# PC Games



## jerry318 (Feb 16, 2006)

Ive not had a games console for a good few years and fancy getting something to pass these winter nights

Can anyone recommend any good games online similar to COD Medal of Honour etc to do me just now until i decide what console to get:thumb:


----------



## Pieface876 (Nov 14, 2008)

Battlefield Games?


----------



## zpaulg (Oct 18, 2008)

Call of Duty 4


----------



## spikedmike (Dec 11, 2008)

Definitely COD4 amazing online & offline  Still have the odd play of Battlefield 2 & 2142 those should see you set until you get a console :thumb:


----------



## MidlandsCarCare (Feb 18, 2006)

COD4 and COD5 are spot on.

Left 4 Dead.

BF2 and 2142.

HL2 Deathmatch

Crysis

There are loads...


----------



## jkb89 (Nov 7, 2008)

I just got Left4Dead, it's loads of fun to be honest - fun for a mindless blast as well. 

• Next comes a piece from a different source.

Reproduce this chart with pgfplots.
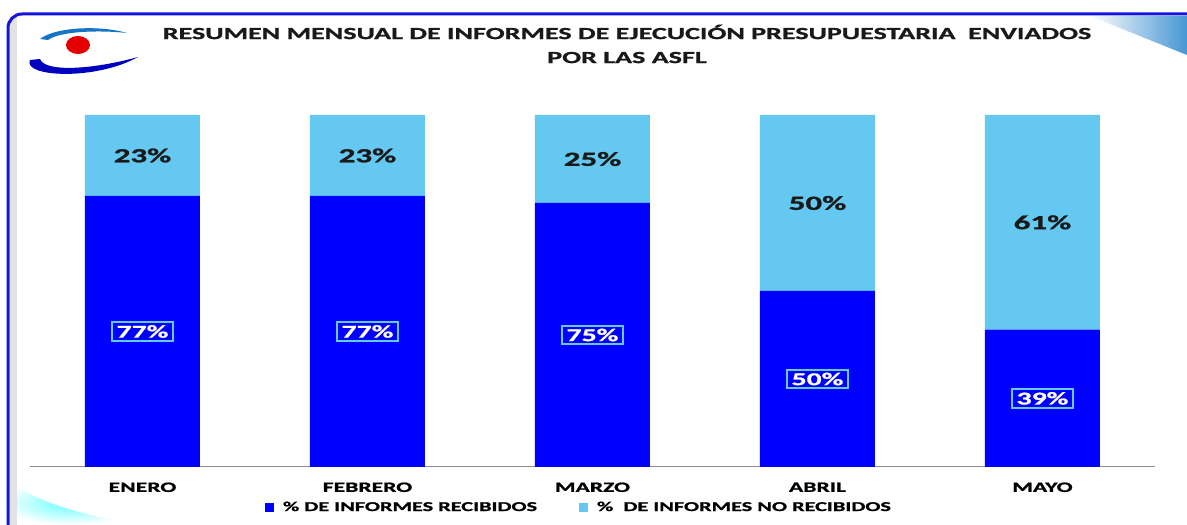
\documentclass[border=0pt]{standalone}
\usepackage{pgfplots}
\pgfplotsset{compat=1.18}
\usepackage{fontspec}
\setmainfont{Carlito}[BoldFont={Carlito Bold}, BoldFeatures={FakeStretch=1.65, FakeBold=1.2}, FakeStretch=1.65]

\definecolor{recib}{RGB}{0,0,255}
\definecolor{norecib}{RGB}{100,200,240}
\definecolor{frameblue}{RGB}{20,20,220}
\definecolor{cornerblue}{RGB}{70,150,210}

\begin{document}
\begin{tikzpicture}[x=1pt,y=1pt]
\path[use as bounding box, fill=white] (0,0) rectangle (1187,525);

% frame and decoration
\shade[left color=white, right color=cornerblue] (1090,509) -- (1187,509) -- (1187,470) -- cycle;
\shade[inner color=cyan!60, outer color=white] (0,0) -- (140,0) .. controls (80,10) and (30,25) .. (10,45) -- (0,45) -- cycle;
\fill[gray!22] (10,0) rectangle (17,508);
\draw[line width=3pt, frameblue, rounded corners=14pt] (8,0) -- (8,511) -- (1187,511);

% logo
\fill[red!90!black] (78,480) ellipse (12 and 9);
\fill[blue!75!black] (30,465) .. controls (22,448) and (95,444) .. (138,468) .. controls (95,456) and (45,452) .. (40,466) -- cycle;
\fill[cyan!55!blue] (40,486) .. controls (55,498) and (100,500) .. (127,492) .. controls (100,495) and (60,494) .. (48,485) -- cycle;

% title
\node[font=\bfseries\fontsize{17}{24}\selectfont, text=black!90, align=center] at (627,481)
  {RESUMEN MENSUAL DE INFORMES DE EJECUCIÓN PRESUPUESTARIA\ \ ENVIADOS\\POR LAS ASFL};

\begin{axis}[
    at={(30pt,58pt)}, anchor=south west,
    scale only axis,
    width=1125pt, height=352pt,
    ybar stacked,
    bar width=115pt,
    xmin=-0.5, xmax=4.5,
    ymin=0, ymax=100,
    axis x line=bottom,
    axis y line=none,
    x axis line style={black!45, line width=1pt, -},
    xtick=data,
    xticklabels={ENERO, FEBRERO, MARZO, ABRIL, MAYO},
    major tick length=0pt,
    xticklabel style={font=\bfseries\fontsize{14.3}{16}\selectfont, yshift=-12pt},
    /pgf/number format/assume math mode=true,
    point meta=rawy,
    legend style={at={(0.488,-0.114)}, anchor=center, draw=none, fill=none,
      legend columns=2, font=\bfseries\fontsize{13.5}{15}\selectfont,
      /tikz/every even column/.append style={column sep=40pt}},
    legend image code/.code={\fill[#1] (0pt,-4.5pt) rectangle (9pt,4.5pt); \path (16pt,0pt);},
  ]
\addplot+[fill=recib, draw=none,
    nodes near coords={\pgfmathprintnumber{\pgfplotspointmeta}\%},
    every node near coord/.append style={anchor=center,
      text=white, font=\bfseries\fontsize{18}{20}\selectfont,
      draw=norecib, line width=2pt, inner xsep=5pt, inner ysep=3pt}]
  coordinates {(0,77) (1,77) (2,75) (3,50) (4,39)};
\addplot+[fill=norecib, draw=none,
    nodes near coords={\pgfmathprintnumber{\pgfplotspointmeta}\%},
    every node near coord/.append style={anchor=center,
      text=black!90, font=\bfseries\fontsize{20}{22}\selectfont}]
  coordinates {(0,23) (1,23) (2,25) (3,50) (4,61)};
\legend{\% DE INFORMES RECIBIDOS, \%\ \ DE INFORMES NO RECIBIDOS}
\end{axis}
\end{tikzpicture}
\end{document}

(Russ PM your steam name if you bought L4D, haven't spoke to you for an age :O - Thread unhijacked)


----------



## PugIain (Jun 28, 2006)

fallout 3,Im really addicted to it at the mo.You must have a strong stomach and be deaf though.Otherwise you wont like the blood and guts or the large amounts of swearing!


----------



## Piratez (Jun 28, 2008)

Farcry 2 on PC, Great game IMO:thumb:


----------



## leviathan_uk (Dec 4, 2008)

i still dabble with quake 3 what a game


----------